Given these positive attributes (and there are many others) it is no surprise that the European NPL securitisation market is truly flourishing. The volumes of issuance that have taken place over recent years is certainly impressive, and NPL securitisation has certainly delivered on its promise of alleviating some of the NPL pain in the banking sector. The chief proponents of this technology have been Garanzia Cartolarizzazione Sofferenze (GACs) in Italy and the Hellenic Asset Protection Scheme (HAPs) in Greece, and these can largely be attributable to not only delivering impressive figures when it comes to the volumes of NPL Securitisation issuance but these schemes have also been instrumental in ensuring that Europe has the infrastructure to ensure that NPL securitisation transactions can properly take place at scale.

It is important to appreciate though that as impressive as GACs and HAPs have been, these are NPL securitisations that are reliant on the support of the Greek and Italian governments respectively. These schemes are also not a long-term proposition, but a short-term fix for their banking woes which is subject to permission to renew from the European Commission every year or so. Given the significant volumes of NPLs that were residing on the balance sheets of the Italian and Greek banks embracing this technology with sovereign support certainly made a lot of sense.

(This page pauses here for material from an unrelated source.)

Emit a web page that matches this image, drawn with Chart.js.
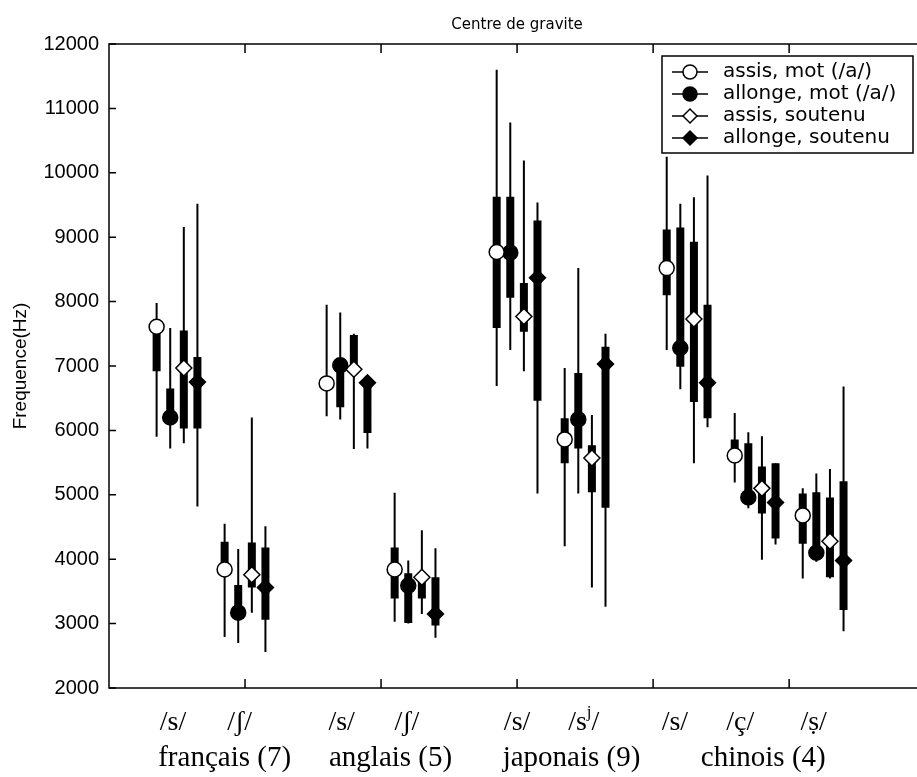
<!DOCTYPE html>
<html>
<head>
<meta charset="utf-8">
<script src="https://cdn.jsdelivr.net/npm/chart.js@4.4.0/dist/chart.umd.min.js"></script>
<style>
  html, body { margin: 0; padding: 0; background: #fff; }
  #wrap { width: 917px; height: 777px; }
</style>
</head>
<body>
<div id="wrap"><canvas id="chart" width="917" height="777"></canvas></div>
<script>
// ===== Data =====
const seriesNames = ['assis, mot (/a/)', 'allonge, mot (/a/)', 'assis, soutenu', 'allonge, soutenu'];
const phonemes = ['/s/', '/ʃ/', '/s/', '/ʃ/', '/s/', '/sʲ/', '/s/', '/ç/', '/ṣ/'];
const phonemeX = [0.5, 1.0, 1.75, 2.25, 3.0, 3.5, 4.25, 4.75, 5.25];
const phonemeLabelX = [0.47, 0.96, 1.71, 2.19, 3.0, 3.49, 4.16, 4.64, 5.18];
const languages = ['français (7)', 'anglais (5)', 'japonais (9)', 'chinois (4)'];
const languageX = [0.85, 2.07, 3.4, 4.81];
const yTicks = [2000, 3000, 4000, 5000, 6000, 7000, 8000, 9000, 10000, 11000, 12000];
const xTicks = [1, 2, 3, 4, 5];

// one row per series, one column per phoneme
const medians = [
    [7610, 3840, 6730, 3840, 8770, 5860, 8520, 5610, 4680],
    [6200, 3170, 7010, 3590, 8760, 6170, 7280, 4960, 4100],
    [6970, 3760, 6950, 3720, 7770, 5570, 7730, 5100, 4280],
    [6750, 3560, 6740, 3150, 8370, 7030, 6740, 4880, 3980]
];
const q1 = [
    [6920, 3760, 6650, 3390, 7590, 5490, 8100, 5500, 4240],
    [6100, 3120, 6360, 3010, 8060, 5720, 6990, 4860, 3990],
    [6030, 3560, 6900, 3390, 7530, 5040, 6440, 4710, 3720],
    [6030, 3060, 5960, 2970, 6460, 4800, 6190, 4320, 3210]
];
const q3 = [
    [7620, 4270, 6800, 4180, 9630, 6190, 9120, 5860, 5020],
    [6650, 3600, 7120, 3780, 9630, 6890, 9150, 5800, 5040],
    [7550, 4260, 7480, 3750, 8290, 5770, 8930, 5440, 4960],
    [7140, 4180, 6800, 3720, 9260, 7300, 7950, 5490, 5210]
];
const mins = [
    [5900, 2790, 6220, 3030, 6690, 4200, 7250, 5190, 3700],
    [5720, 2700, 6170, 3000, 7250, 5020, 6640, 4790, 3960],
    [5800, 3170, 5710, 3150, 6920, 3560, 5490, 3990, 3700],
    [4820, 2560, 5720, 2780, 5020, 3260, 6050, 4230, 2880]
];
const maxs = [
    [7980, 4550, 7950, 5030, 11600, 6970, 10250, 6270, 5100],
    [7590, 4160, 7830, 3980, 10780, 8520, 9520, 5970, 5330],
    [9160, 6200, 7500, 4450, 10190, 6240, 9620, 5910, 5400],
    [9520, 4510, 6800, 4170, 9540, 7500, 9960, 5490, 6680]
];

// ===== Styles =====
const offsets = [-0.15, -0.05, 0.05, 0.15];
const markerShape = ['circle', 'circle', 'rectRot', 'rectRot'];
const markerFill = ['#fff', '#000', '#fff', '#000'];
const sans = "'DejaVu Sans', sans-serif";
const tickFont = "'Liberation Sans', Arial, sans-serif";
const serif = "'Liberation Serif', 'DejaVu Serif', serif";

// vertical segments min..max (or q1..q3), broken by nulls
function segments(lo, hi, off) {
    const pts = [];
    phonemeX.forEach((x, j) => {
        pts.push({ x: x + off, y: lo[j] }, { x: x + off, y: hi[j] }, { x: x + off, y: null });
    });
    return pts;
}

const datasets = [];
seriesNames.forEach((name, i) => {
    datasets.push({
        label: name + ' range',
        data: segments(mins[i], maxs[i], offsets[i]),
        borderColor: '#000', borderWidth: 2, borderCapStyle: 'butt',
        pointRadius: 0, tension: 0, order: 3
    });
    datasets.push({
        label: name + ' box',
        data: segments(q1[i], q3[i], offsets[i]),
        borderColor: '#000', borderWidth: 8, borderCapStyle: 'butt',
        pointRadius: 0, tension: 0, order: 2
    });
    datasets.push({
        label: name,
        data: phonemeX.map((x, j) => ({ x: x + offsets[i], y: medians[i][j] })),
        showLine: false,
        pointStyle: markerShape[i],
        pointRadius: markerShape[i] === 'circle' ? 7.5 : 8,
        pointBackgroundColor: markerFill[i],
        pointBorderColor: '#000', pointBorderWidth: 1.5,
        order: 1
    });
});

// ===== Frame, labels, title and legend =====
function drawMarker(ctx, shape, fill, x, y, r) {
    ctx.beginPath();
    if (shape === 'circle') {
        ctx.arc(x, y, r, 0, Math.PI * 2);
    } else {
        ctx.moveTo(x - r, y); ctx.lineTo(x, y - r); ctx.lineTo(x + r, y); ctx.lineTo(x, y + r);
        ctx.closePath();
    }
    ctx.fillStyle = fill; ctx.fill();
    ctx.lineWidth = 1.5; ctx.strokeStyle = '#000'; ctx.stroke();
}

function drawPhoneme(ctx, text, cx, baseline) {
    const k = text.indexOf('ʲ');
    if (k < 0) { ctx.textAlign = 'center'; ctx.fillText(text, cx, baseline); return; }
    const a = text.slice(0, k), b = text.slice(k + 1);
    ctx.font = '28px ' + serif;
    const wa = ctx.measureText(a).width, wb = ctx.measureText(b).width;
    ctx.font = '17px ' + serif;
    const wj = ctx.measureText('j').width;
    let x = cx - (wa + wj + wb) / 2;
    ctx.textAlign = 'left';
    ctx.font = '28px ' + serif; ctx.fillText(a, x, baseline); x += wa;
    ctx.font = '17px ' + serif; ctx.fillText('j', x, baseline - 13); x += wj;
    ctx.font = '28px ' + serif; ctx.fillText(b, x, baseline);
}

const framePlugin = {
    id: 'frame',
    afterDraw(chart) {
        const { ctx, chartArea: a, scales: { x, y } } = chart;
        const right = x.getPixelForValue(6);
        ctx.save();
        ctx.strokeStyle = '#000';
        ctx.lineWidth = 1.5;
        ctx.strokeRect(a.left, a.top, right - a.left, a.bottom - a.top);
        ctx.beginPath();
        xTicks.forEach(v => {
            const px = x.getPixelForValue(v);
            ctx.moveTo(px, a.bottom); ctx.lineTo(px, a.bottom - 9);
            ctx.moveTo(px, a.top); ctx.lineTo(px, a.top + 9);
        });
        yTicks.forEach(v => {
            const py = y.getPixelForValue(v);
            ctx.moveTo(a.left, py); ctx.lineTo(a.left + 7, py);
            ctx.moveTo(right, py); ctx.lineTo(right - 7, py);
        });
        ctx.stroke();

        // category labels under the axis
        ctx.fillStyle = '#000';
        ctx.textBaseline = 'alphabetic';
        phonemes.forEach((p, j) => {
            ctx.font = '28px ' + serif;
            drawPhoneme(ctx, p, x.getPixelForValue(phonemeLabelX[j]), a.bottom + 42);
        });
        ctx.font = '29px ' + serif;
        ctx.textAlign = 'center';
        languages.forEach((l, j) => ctx.fillText(l, x.getPixelForValue(languageX[j]), a.bottom + 78));

        // title
        ctx.font = '15px ' + sans;
        ctx.textBaseline = 'middle';
        ctx.fillText('Centre de gravite', (a.left + right) / 2, a.top - 19);

        // legend
        const bx = chart.width - 255, by = a.top + 12, bw = 251, bh = 97;
        ctx.fillStyle = '#fff';
        ctx.fillRect(bx, by, bw, bh);
        ctx.lineWidth = 1.5;
        ctx.strokeRect(bx, by, bw, bh);
        seriesNames.forEach((name, i) => {
            const ly = by + 16 + i * 22;
            ctx.beginPath();
            ctx.moveTo(bx + 10, ly); ctx.lineTo(bx + 46, ly);
            ctx.lineWidth = 1.5; ctx.strokeStyle = '#000'; ctx.stroke();
            drawMarker(ctx, markerShape[i], markerFill[i], bx + 28, ly, 7);
            ctx.fillStyle = '#000';
            ctx.font = '20px ' + sans;
            ctx.textAlign = 'left';
            ctx.textBaseline = 'middle';
            ctx.fillText(name, bx + 61, ly);
        });
        ctx.restore();
    }
};

new Chart(document.getElementById('chart'), {
    type: 'line',
    data: { datasets },
    plugins: [framePlugin],
    options: {
        responsive: false,
        animation: false,
        layout: { autoPadding: false, padding: { top: 44, right: 0, bottom: 0, left: 0 } },
        plugins: { legend: { display: false }, tooltip: { enabled: false }, title: { display: false } },
        scales: {
            x: {
                type: 'linear', min: 0, max: 5.94,
                grid: { display: false, drawTicks: false },
                border: { display: false },
                ticks: { display: false },
                afterFit: s => { s.height = 89; }
            },
            y: {
                min: 2000, max: 12000,
                grid: { display: false, drawTicks: false },
                border: { display: false },
                afterBuildTicks: s => { s.ticks = yTicks.map(v => ({ value: v })); },
                ticks: {
                    color: '#000', padding: 10, font: { family: tickFont, size: 20 },
                    callback: v => String(v)
                },
                title: {
                    display: true, text: 'Frequence(Hz)', color: '#000',
                    font: { family: tickFont, size: 19 }, padding: { top: 9, bottom: 0 }
                },
                afterFit: s => { s.width = 109; }
            }
        }
    }
});
</script>
</body>
</html>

However as the levels of NPLs residing in these banks are reduced to more palatable levels, the need for the these programs will wane and with it their contribution to the remarkable volumes of NPL issuances that we have enjoyed to date.

It is inevitable that the next evolutionary step for the market is for those funds and special situations desks that have been active in acquiring NPLs, to start embracing securitisation technology in order to maximise their returns. Already some funds have done exactly this, with a handful of transactions that have graced the European market which have ranged from NPL securitisations in the purest sense to securitisation of portfolios of re-performing loans. The reality is that embracing NPL securitisation technology should not be dismissed by investors as they are already reliant on leverage in the form of loan-on-loan facilities in order to super-charge their investments and achieve the internal rate of returns demanded by their stakeholders. In simple terms, for these investors embracing NPL securitisation would mean substituting their current debt financing with a securitisation structure that features rated, listed notes that are sold to third party investors in the capital markets.

Admittedly structuring a securitisation is an involved process, but investors that are willing to roll up their sleeves and embrace this technology will be richly rewarded with a number of immediate economic advantages. including:

  • Cost of funds will be appealing as the weighted average interest rate on a securitisation is likely to be less than a loan-on-loan financing.
  • The level of leverage will be higher on a securitisation than compared to a loan-on-loan, thus improving their internal rate of return.
  • Significantly longer maturity date on a securitisation, thus affording the securitisation structure the requisite period of time to work through the portfolio and free the sponsor up from having to refinance a portfolio every few years.

On account of these positive features (and there are many more), there is absolutely no reason why NPL securitisation should not be baked into investor business plans as they go about the process of bidding for portfolios. At this point in time, it can be considered an ‘optional extra’, especially given the efficiencies and the well trodden path of loan-on-loan financings. However for those trail blazing funds that are looking to not only maximise returns on their investments but also secure a competitive advantage when it comes to pricing, they should be actively embracing NPL securitisation technology.

The huge strides made by HAPs and GACs mean they can largely be credited with establishing the infrastructure and solid foundations for the market to flourish. As the European NPL market continues to evolve and adapt, now is time for NPL investors to pick-up the mantle and not only be the true architects of NPL Securitisation but drive activity and spur growth in the years ahead.